Film raczej nie jest przeznaczony dla szerokiej rzeszy fanów, bowiem dzieło to jest niełatwe
do obejrzenia, głównie przez różnice kulturowe. Jednak, jeżeli ktoś lubi Nakagawe, bądź
zaznajomiony jest z klasycznym, Japońskim kinem grozy, film dostarczy przedniej rozrywki.
Pełen abstrakcji i surrealizmu obraz, wiernie nawiązuje do Buddyjskiej religii,
przedstawiając przy okazji wizualne piękno i malowniczość scenerii, oraz z niczym nie
porównany klimat teatru kabuki, przez co również niestety niektóre sceny mogą wydać się
nieco zbyt sztuczne. Grozy tu niewiele, bo Nakagawa raczej chciał przedstawić zło wewnątrz
człowieka. O wiele bardziej grozę budzi wizja piekła, która jest bardzo bliska Buddyjskim
wierzeniom.
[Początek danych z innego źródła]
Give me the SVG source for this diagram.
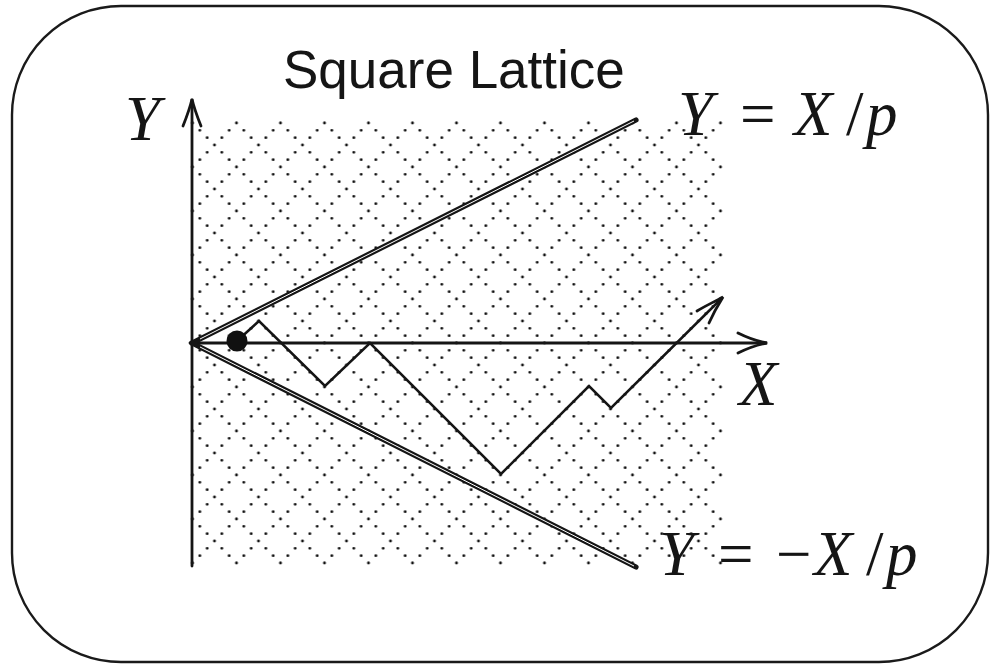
<svg xmlns="http://www.w3.org/2000/svg" width="990" height="666" viewBox="0 0 990 666">
<style>
.frame{fill:none;stroke:#1a1a1a;stroke-width:2.4}
.ax{fill:none;stroke:#151515;stroke-width:2.8;stroke-linecap:round}
.bd{fill:none;stroke:#151515;stroke-width:5.2;stroke-linecap:round}
.bdw{fill:none;stroke:#fff;stroke-width:1}
.walk{fill:none;stroke:#151515;stroke-width:2.5;stroke-linejoin:miter}
.math{font-family:"Liberation Serif","DejaVu Serif",serif;font-size:63px;fill:#151515}
.it{font-style:italic}
.title{font-family:"Liberation Sans",Arial,sans-serif;font-size:53px;fill:#151515}
</style>
<defs>
<pattern id="lat" patternUnits="userSpaceOnUse" x="38.5" y="13" width="44" height="44">
<path d="M0,0 L44,44 M44,0 L0,44" fill="none" stroke="#111" stroke-width="2.9" stroke-linecap="round" stroke-dasharray="0 10.37"/>
</pattern>
</defs>
<rect class="frame" x="12" y="6" width="976" height="656" rx="109" ry="109"/>
<g id="lattice">
<rect x="190" y="119" width="534" height="447" fill="url(#lat)"/>
</g>
<g id="title"><text class="title" x="283" y="88">Square Lattice</text></g>
<g id="connectors">
<line class="ax" x1="192" y1="566" x2="192" y2="100"/>
<path class="ax" d="M183,126 C187,116 190,108 192,99 C194,108 197,116 201,126"/>
<line class="ax" x1="190" y1="343" x2="766" y2="343"/>
<path class="ax" d="M738,333 C748,338 756,341 767,343 C756,345 748,348 738,353"/>
<line class="bd" x1="192" y1="343" x2="636" y2="120"/>
<line class="bdw" x1="200" y1="339" x2="634" y2="121"/>
<line class="bd" x1="192" y1="343" x2="636" y2="567"/>
<line class="bdw" x1="200" y1="347" x2="634" y2="566"/>
<polyline class="walk" points="237,341 259,321 325,386 370,343 501,474 589,386 611,408 722,298"/>
<path class="ax" d="M697,311 C705,306 714,302 723,297 C718,305 713,314 709,323"/>
</g>
<g id="particle"><circle cx="237" cy="341" r="10.5" fill="#111"/></g>
<g id="labels">
<text class="math it" x="125" y="140">Y</text>
<text class="math" y="135"><tspan class="it" x="678">Y</tspan><tspan x="740">=</tspan><tspan class="it" x="794">X</tspan><tspan x="846">/</tspan><tspan class="it" x="866">p</tspan></text>
<text class="math it" x="739" y="405">X</text>
<text class="math" y="575"><tspan class="it" x="659">Y</tspan><tspan x="718">=</tspan><tspan x="776">−</tspan><tspan class="it" x="814">X</tspan><tspan x="866">/</tspan><tspan class="it" x="886">p</tspan></text>
</g>
</svg>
Więźniowie poddawani są torturom (chyba pierwszy film z tak mocnymi
scenami gore), a protagonista jest świadkiem, nie mających nic ze sobą wspólnego
surrealistycznych obrazów w które wierzyli buddyści. Różnego rodzaju aluzji, alegorii i
symboliki w odniesieniu do kultury Japońskiej mamy tutaj naprawdę sporo.